If I want to deal with categories, subcategories and parent categories it is possible not to use a Hierarchical datamodels in a relational database? By another words, it is possible to deal with categories, subcategories and parent categories using the relational way of doing things?

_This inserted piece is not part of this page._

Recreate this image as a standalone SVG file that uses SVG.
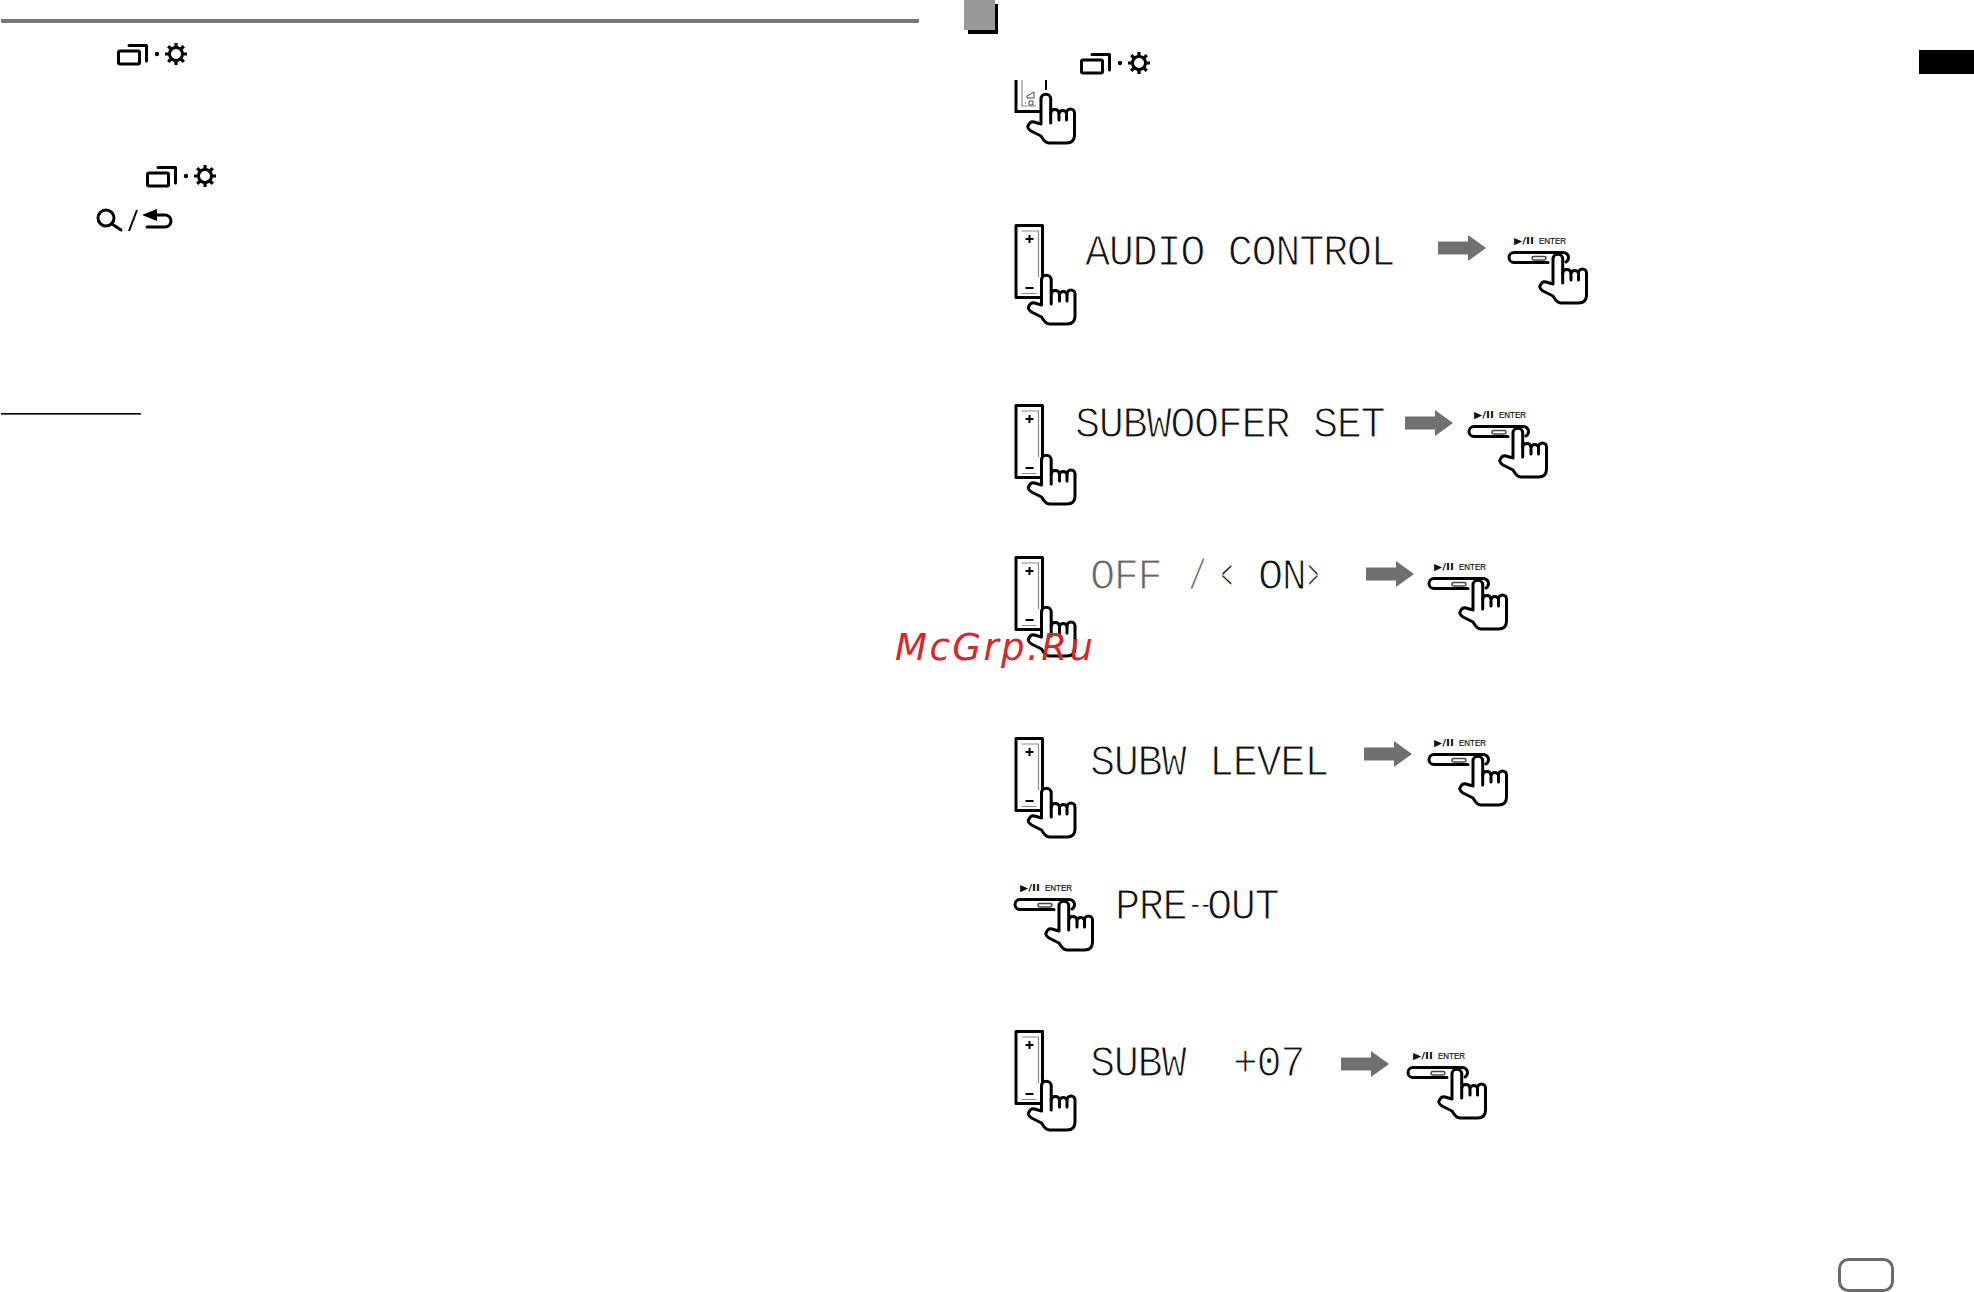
<svg xmlns="http://www.w3.org/2000/svg" xmlns:xlink="http://www.w3.org/1999/xlink" width="1974" height="1292" viewBox="0 0 1974 1292">
<style>
.lcd{font-family:"Liberation Mono","DejaVu Sans Mono",monospace;font-size:42px;fill:#111;stroke:#fff;stroke-width:1.1px;letter-spacing:-1.4px}
.dim{fill:#666}
.lab{font-family:"Liberation Sans",Arial,sans-serif;font-size:8.8px;fill:#111;stroke:#111;stroke-width:.2px}
.play{font-family:"DejaVu Sans",sans-serif;font-size:9.5px;font-weight:bold;fill:#111}
.wm{font-family:"DejaVu Sans",sans-serif;font-style:italic;font-size:37px;fill:#d8262a}
.k{fill:none;stroke:#000;stroke-width:3;stroke-linecap:round;stroke-linejoin:round}
.g{fill:none;stroke:#8a8a8a;stroke-width:1.2}
</style>
<defs>
<g id="winGear">
<rect class="k" x="1.5" y="8" width="21" height="13" rx="1.5"/>
<path class="k" d="M12 2.5H29.5V18" stroke-linecap="butt"/>
<circle cx="40" cy="11" r="2.2"/>
<circle cx="59" cy="11" r="6.5" fill="none" stroke="#000" stroke-width="3"/>
<path d="M59 0V4M59 18V22M48 11H52M66 11H70M51.2 3.2L54 6M64 16L66.8 18.8M66.8 3.2L64 6M54 16L51.2 18.8" stroke="#000" stroke-width="3.2" fill="none"/>
</g>
<g id="hand">
<path class="k" style="fill:#fff" d="M-5 30V5A4.7 4.7 0 0 1 4.7 5V19A4.2 4.2 0 0 1 13 19A4 4 0 0 1 20.500 19A4 4 0 0 1 28.500 19V41Q28.500 49 20.500 49H3Q-1 49 -5 42L-15 37Q-19 34 -18 32Q-16 27 -12 28Z"/>
<path class="k" d="M4.7 19V29M13 19V26M20.500 19V26"/>
</g>
<g id="rocker">
<rect class="k" x="1.5" y="1.5" width="26.5" height="72" style="fill:#fff;stroke-linecap:butt"/>
<path class="g" d="M7 7H24V53M7 69.500H22"/>
<path d="M11 15H19M15 11V19M11 64H19" stroke="#000" stroke-width="2" fill="none"/>
<use href="#hand" x="32" y="51"/>
</g>
<g id="enter">
<text class="play" x="6" y="-7" textLength="20" lengthAdjust="spacingAndGlyphs">▶/II</text>
<text class="lab" x="31" y="-7" textLength="27" lengthAdjust="spacingAndGlyphs">ENTER</text>
<path class="k" d="M40 11.500H6A5 5 0 0 1 6 1.500H55A5 5 0 0 1 60.500 6.500Q60.500 9.500 58 11"/>
<rect x="24" y="5.500" width="14" height="3.500" rx="1.700" fill="none" stroke="#444" stroke-width="1.500"/>
<use href="#hand" x="50" y="3"/>
</g>
<path id="arrow" fill="#707070" d="M0 -6.500H30V-13L48 0L30 13V6.500H0Z"/>
</defs>

<rect id="top-rule" x="1" y="19" width="918" height="4" fill="#777"/>
<rect id="note-rule" x="1" y="413" width="140" height="1.600" fill="#000"/>

<g id="icon-left-1"><use href="#winGear" x="117" y="43"/></g>
<g id="icon-left-2"><use href="#winGear" x="146" y="165"/></g>
<g id="icon-left-3">
<circle class="k" cx="106" cy="218" r="8"/>
<path class="k" d="M112 224L121 230" stroke-width="4"/>
<path d="M129 231L137 210" stroke="#000" stroke-width="2" fill="none"/>
<path d="M142 215L157 209V221Z"/>
<path class="k" d="M155 215H165A6 6 0 0 1 165 227H147"/>
</g>

<g id="step-badge"><rect x="968" y="4" width="30" height="30"/><rect x="964" y="0" width="31" height="30" fill="#999"/></g>
<g id="lang-tab"><rect x="1919" y="50" width="55" height="24"/></g>
<g id="page-tab"><rect x="1839.500" y="1259.500" width="53" height="31" rx="9" fill="#fff" stroke="#6a6a6a" stroke-width="3"/></g>
<g id="icon-right-1"><use href="#winGear" x="1080" y="52"/></g>

<g id="step-1-rocker">
<path d="M1016 80V111.500H1044" fill="none" stroke="#000" stroke-width="3"/>
<path d="M1022 80V106H1036" class="g"/>
<path d="M1046 80V90" stroke="#000" stroke-width="2"/>
<path d="M1027 96L1034 92V98H1027ZM1025 103H1026M1029 101H1033V105H1029Z" fill="none" stroke="#444" stroke-width="1"/>
<use href="#hand" x="1046" y="94"/>
</g>

<g id="step-2">
<use href="#rocker" x="1014.500" y="224"/>
<text class="lcd" transform="translate(1085 265) scale(1 1.04)">AUDIO CONTROL</text>
<use href="#enter" x="1508" y="251"/>
</g>
<g id="step-3">
<use href="#rocker" x="1014.500" y="404"/>
<text class="lcd" transform="translate(1075 437) scale(1 1.04)">SUBWOOFER SET</text>
<use href="#enter" x="1468" y="425"/>
</g>
<g id="step-4">
<use href="#rocker" x="1014.500" y="556"/>
<text class="lcd dim" transform="translate(1090 589) scale(1 1.04)">OFF</text>
<text class="lcd dim" x="1188" y="589" textLength="18" lengthAdjust="spacingAndGlyphs">/</text>
<text class="lcd" x="1221" y="589" textLength="11" lengthAdjust="spacingAndGlyphs">&lt;</text>
<text class="lcd" transform="translate(1258 589) scale(1 1.04)">ON</text>
<text class="lcd" x="1308" y="589" textLength="10" lengthAdjust="spacingAndGlyphs">&gt;</text>
<use href="#enter" x="1428" y="577"/>
</g>
<g id="step-5">
<use href="#rocker" x="1014.500" y="737"/>
<text class="lcd" transform="translate(1090 775) scale(1 1.04)" xml:space="preserve">SUBW LEVEL</text>
<use href="#enter" x="1428" y="753"/>
</g>
<g id="step-6">
<use href="#enter" x="1014" y="898"/>
<text class="lcd" transform="translate(1115 919) scale(1 1.04)">PRE<tspan x="73" dy="-5.4" style="font-size:24px;stroke-width:.3px;letter-spacing:-3.4px">--</tspan><tspan x="92" dy="5.4">OUT</tspan></text>
</g>
<g id="step-7">
<use href="#rocker" x="1014.500" y="1030"/>
<text class="lcd" transform="translate(1090 1076) scale(1 1.04)" xml:space="preserve">SUBW  +07</text>
<use href="#enter" x="1407" y="1066"/>
</g>

<g id="connectors">
<use href="#arrow" x="1438" y="248"/>
<use href="#arrow" x="1405" y="423"/>
<use href="#arrow" x="1366" y="574"/>
<use href="#arrow" x="1364" y="754"/>
<use href="#arrow" x="1341" y="1064"/>
</g>

<text class="wm" x="895" y="660" textLength="198" lengthAdjust="spacing">McGrp.Ru</text>
</svg>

By the way, I'm using PostgreSQL.
Sorry for my bad english.
Best Regards,
You have a couple of options to store hierachies:
If you have PostgreSQL version 8.4 or later, you can use recusive queries to make things very easy. This is by far the easiest solution, easy to query, easy to insert new records, easy to update current records, easy to delete records and you have referential integrity. All other solutions have parts that are hard to solve.
Adjency list:
CREATE TABLE categories (
id SERIAL PRIMARY KEY,
parent_id BIGINT,
category TEXT NOT NULL,
FOREIGN KEY (parent_id) REFERENCES categories(id)
);
INSERT INTO categories(parent_id, category) VALUES(NULL, 'vehicles');
INSERT INTO categories(parent_id, category) VALUES(1, 'cars');
INSERT INTO categories(parent_id, category) VALUES(1, 'motorcycles');
INSERT INTO categories(parent_id, category) VALUES(2, 'SUV');
INSERT INTO categories(parent_id, category) VALUES(2, 'sport');
INSERT INTO categories(parent_id, category) VALUES(3, 'cruising');
INSERT INTO categories(parent_id, category) VALUES(3, 'sport');
WITH RECURSIVE tree (id, parent_id, category, category_tree, depth)
AS (
SELECT
id,
parent_id,
category,
category AS category_tree,
0 AS depth
FROM categories
WHERE parent_id IS NULL
UNION ALL
SELECT
c.id,
c.parent_id,
c.category,
tree.category_tree || '/' || c.category AS category_tree,
depth+1 AS depth
FROM tree
JOIN categories c ON (tree.id = c.parent_id)
)
SELECT * FROM tree ORDER BY category_tree;
Result:
'1','','vehicle','vehicle','0'
'2','1','cars','vehicle/cars','1'
'4','2','SUV','vehicle/cars/SUV','2'
'5','2','sport','vehicle/cars/sport','2'
'3','1','motorcycles','vehicle/motorcycles','1'
'6','3','cruising','vehicle/motorcycles/cruising','2'
'7','3','sport','vehicle/motorcycles/sport','2'
If you're using Postgres, you can store the hierarchy in an array as a materialized path.
You also benefit from GIN indexing with this approach, which in my experiments has had better performance than a recursive query.